Margaret was born around 1045 while in exile in Hungary. She was the daughter of Edward the Exile and his wife, Agatha. Margaret grew up in a deeply religious home.

Saint Margaret of Scotland

In 1057, Margaret and her family returned to England, when her father was recalled as a successor to the throne. Her father died immediately after landing and her brother, Edgar Ætheling, was considered for the throne. His uncle Harold was appointed king, given Edgar Ætheling young age, and was defeated by William the Conqueror in 1066 and the family fled north.

“According to tradition, the widowed Agatha decided to leave Northumbria, England with her children and return to the continent. However, a storm drove their ship north to the Kingdom of Scotland in 1068, where they sought the protection of King Malcolm III. The locus where it is believed that they landed is known today as St Margaret’s Hope, near the village of North Queensferry, Fife, Scotland.”

Malcolm meeting Margaret by Victorian artists William Hole

King Malcolm III married Margaret in 1070. King Malcolm had two sons from a previous marriage. Margaret would add six sons and two daughters to the family.

Margaret is said to have “A civilizing influence” on her husband and would read him stories from the Bible.

She began to bring conformity in worship to the Church of Scotland.

The Encyclopedia Britannica says, “The chroniclers all agree in depicting Queen Margaret as a strong, pure, noble character, who had very great influence over her husband, and through him over Scottish history, especially in its ecclesiastical aspects. Her religion, which was genuine and intense, was of the newest Roman style; and to her are attributed a number of reforms by which the Church [in] Scotland was considerably modified from the insular and primitive type which down to her time it had exhibited. Among those expressly mentioned are a change in the manner of observing Lent, which thenceforward began as elsewhere on Ash Wednesday and not as previously on the following Monday, and the abolition of the old practice of observing Saturday (Sabbath), not Sunday, as the day of rest from labour.”

Saint Margaret of Scotland

Margaret is said to have served orphans and the poor every day before she ate. She even washed the feet of the poor in imitation of Christ. Every night she would rise at midnight to attend worship.

“Margaret tried to improve her adopted country by promoting the arts and education.”

She established monasteries, established ferries, used a cave on the banks of the Tower Burn in Dunfermline as a place of devotion and prayer {St.

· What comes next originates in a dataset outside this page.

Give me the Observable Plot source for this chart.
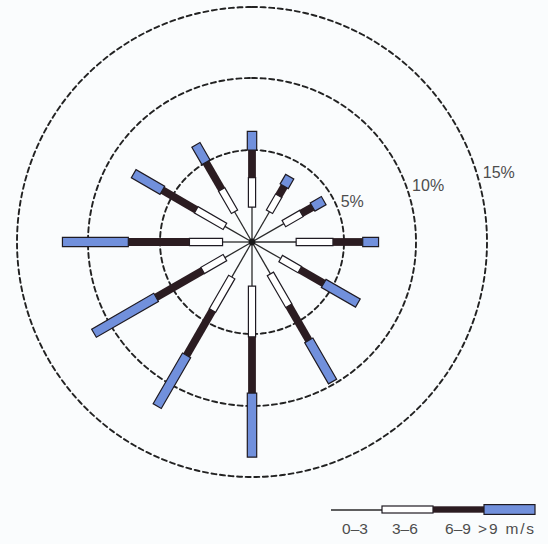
<!DOCTYPE html>
<html>
<head>
<meta charset="utf-8">
<script src="https://cdn.jsdelivr.net/npm/d3@7"></script>
<script src="https://cdn.jsdelivr.net/npm/@observablehq/plot@0.6"></script>
<style>
  html, body { margin: 0; padding: 0; background: #fafcfd; }
  #chart { width: 548px; height: 544px; overflow: hidden; }
  #chart svg { display: block; }
</style>
</head>
<body>
<div id="chart"></div>
<script>
// Wind directions, degrees clockwise from north
const directions = [0, 30, 60, 90, 120, 150, 180, 210, 240, 270, 300, 330];
// Share of time (%) per wind-speed class, one value per direction
const speed03 = [1.9, 1.9, 2.0, 2.4, 1.8, 2.0, 2.4, 2.2, 1.7, 1.6, 1.7, 1.9];
const speed36 = [1.6, 1.0, 1.1, 2.0, 1.2, 2.0, 2.8, 2.1, 1.4, 1.8, 1.8, 1.4];
const speed69 = [1.5, 0.6, 0.7, 1.9, 1.5, 2.5, 3.9, 3.4, 3.2, 3.8, 2.3, 1.7];
const speed9 = [1.3, 0.6, 0.7, 1.1, 2.6, 3.3, 4.5, 4.1, 5.0, 4.6, 2.3, 1.4];
// Speed classes for the key
const speedClasses = ["0–3", "3–6", "6–9", ">9 m/s"];
// Reference rings
const rings = [5, 10, 15];
const ringLabels = ["5%", "10%", "15%"];

// Layout and styles
const W = 548, H = 492;
const cx = 251.5, cy = 241.5;
const ringLabelAngle = [64, 70, 73];
const keyLabelPos = [0.46, 1.44, 2.48, 3.44];
const BLUE = "#7190dc", DARK = "#2b1c21", INK = "#1e1a22";
const FONT = "'Liberation Sans', Arial, sans-serif";

// Radial scale: % of time -> distance from the centre
const radius = d3.scaleLinear().domain([0, 5, 10, 15]).range([0, 92, 164, 235]);

// Polar projection: x = direction (deg), y = % of time
const polar = d3.geoTransform({
  point(angle, value) {
    const a = angle * Math.PI / 180, r = radius(value);
    this.stream.point(cx + r * Math.sin(a), cy - r * Math.cos(a));
  }
});

// Cumulative class boundaries along each spoke
const rows = directions.map((dir, i) => {
  const c1 = speed03[i];
  const c2 = c1 + speed36[i];
  const c3 = c2 + speed69[i];
  const c4 = c3 + speed9[i];
  return {dir, c0: 0, c1, c2, c3, c4};
});

const ringPoints = rings.flatMap((value) =>
  d3.range(0, 361, 1).map((angle) => ({angle, value}))
);

// Outlined box drawn along the spoke, r = half thickness
const box = {draw(context, l, r) { context.rect(-r, -l, 2 * r, l); }};

const segment = (from, to, r, fill, stroke) =>
  Plot.vector(rows, {
    x: "dir", y: from, rotate: "dir", anchor: "start",
    length: (d) => radius(d[to]) - radius(d[from]),
    shape: box, r, fill, stroke,
    strokeWidth: 1.2, strokeLinejoin: "miter", strokeLinecap: "butt"
  });

const chart = Plot.plot({
  width: W, height: H, margin: 0,
  projection: polar,
  length: {type: "identity"},
  style: {background: "transparent", fontFamily: FONT},
  marks: [
    Plot.line(ringPoints, {
      x: "angle", y: "value", z: "value",
      stroke: "#222", strokeWidth: 1.9, strokeDasharray: "5,3.6"
    }),
    Plot.link(rows, {
      x1: "dir", y1: "c0", x2: "dir", y2: "c1",
      stroke: "#2a2a2a", strokeWidth: 1.3
    }),
    segment("c1", "c2", 3.6, "white", INK),
    segment("c2", "c3", 3.9, DARK, "none"),
    segment("c3", "c4", 4.7, BLUE, INK),
    Plot.dot([{angle: 0, value: 0}], {x: "angle", y: "value", r: 3.4, fill: "#1a1a1a"}),
    Plot.text(rings, {
      x: (d, i) => ringLabelAngle[i], y: (d) => d,
      text: (d, i) => ringLabels[i],
      textAnchor: "start", dx: 6, fontSize: 16, fill: "#4d4d4d"
    })
  ]
});

// Key: thin line for the lowest class, then one box per class
const keyX = speedClasses.map((d, i) => i);
const key = Plot.plot({
  width: W, height: 544 - H, margin: 0,
  x: {domain: [0, speedClasses.length], range: [331, 535], axis: null},
  y: {domain: ["key", "label"], range: [7, 46], padding: 0, axis: null},
  style: {background: "transparent", fontFamily: FONT},
  marks: [
    Plot.ruleY(["key"], {x1: keyX[0], x2: keyX[1], y: (d) => d, stroke: "#2a2a2a", strokeWidth: 1.3}),
    Plot.barX(["key"], {x1: keyX[1], x2: keyX[2], y: (d) => d, insetTop: 6, insetBottom: 6,
      fill: "white", stroke: INK, strokeWidth: 1.2}),
    Plot.barX(["key"], {x1: keyX[2], x2: keyX[3], y: (d) => d, insetTop: 6.3, insetBottom: 6.3,
      fill: DARK}),
    Plot.barX(["key"], {x1: keyX[3], x2: speedClasses.length, y: (d) => d, insetTop: 4.6, insetBottom: 4.6,
      fill: BLUE, stroke: INK, strokeWidth: 1.2}),
    Plot.text(speedClasses, {
      x: (d, i) => keyLabelPos[i], y: () => "label", text: (d) => d,
      fontSize: 15.5, fill: "#4d4d4d"
    })
  ]
});
for (const t of key.querySelectorAll("text")) {
  if (t.textContent.includes("m/s")) t.setAttribute("letter-spacing", "1.8");
}

const root = document.getElementById("chart");
root.append(chart, key);
</script>
</body>
</html>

Margaret’s Cave is open to the public}, restored Iona Abbey, and attended to numerous other charitable works.

“She spent much of her time in prayer, devotional reading, and ecclesiastical embroidery.”

Saint Margaret of Scotland

“She set aside specific times for prayer and to read Scripture. She didn’t eat often and slept very little so she would have more time for her devotions. She lived holiness of life as a wife, mother and lay woman; truly in love with Jesus Christ.”

“On the way home {from Mass} she would wash the feet of six poor persons and give them alms. She was always surrounded by beggars in public and never refused them. It is recorded that she never sat down to eat without first feeding nine orphans and 24 adults.”

Malcolm is said to have admired his wife’s piety and had her books decorated in gold and silver.

On November 13, 1093, Malcom III and their eldest son, Edward, were killed in the Battle of Alnwick, against the English.

Her son, Edgar, was given the difficult task of telling his mother the news.

King Malcolm III

Margaret was already ill. “Margaret was not yet 50 years old, but a life of constant austerity and fasting had taken their toll.” She died three days after her husband and son on November 16, 1093. She was buried at Dunfermline Abbey in Fife, Scotland.

In 1250, Pope Innocent IV canonized Margaret for “her personal holiness, fidelity to the Roman Catholic Church, work for ecclesiastical reform, and charity.”

Mary Queen of Scots is said to have had Margaret’s head brought to her at Edinburgh Castle to assist in childbirth. Her head later ended up in France, but was lost during the French Revolution. King Philip of Spain had Margaret and Malcolm III remains transferred to the Escorial Palace in Madrid, Spain but the location of the remains is unknown.

Her youngest son, King David I, founded St. Margaret’s Chapel at Edinburgh Castle and is the oldest edifice in Edinburgh.

Saint Margaret’s Chapel at Edinburgh Castle

Margaret is Scotland’s only royal saint. “Her impact in Scotland led her to being referred to as, “The Pearl of Scotland.”

Margaret’s feast day is celebrated on November 16th.

Queen Margaret had the heart of a servant. She gave unselfishly to the poor and those in need and spread the gospel of Jesus with her piety and servant heart. For this reason, she belongs as a Faithful Hero.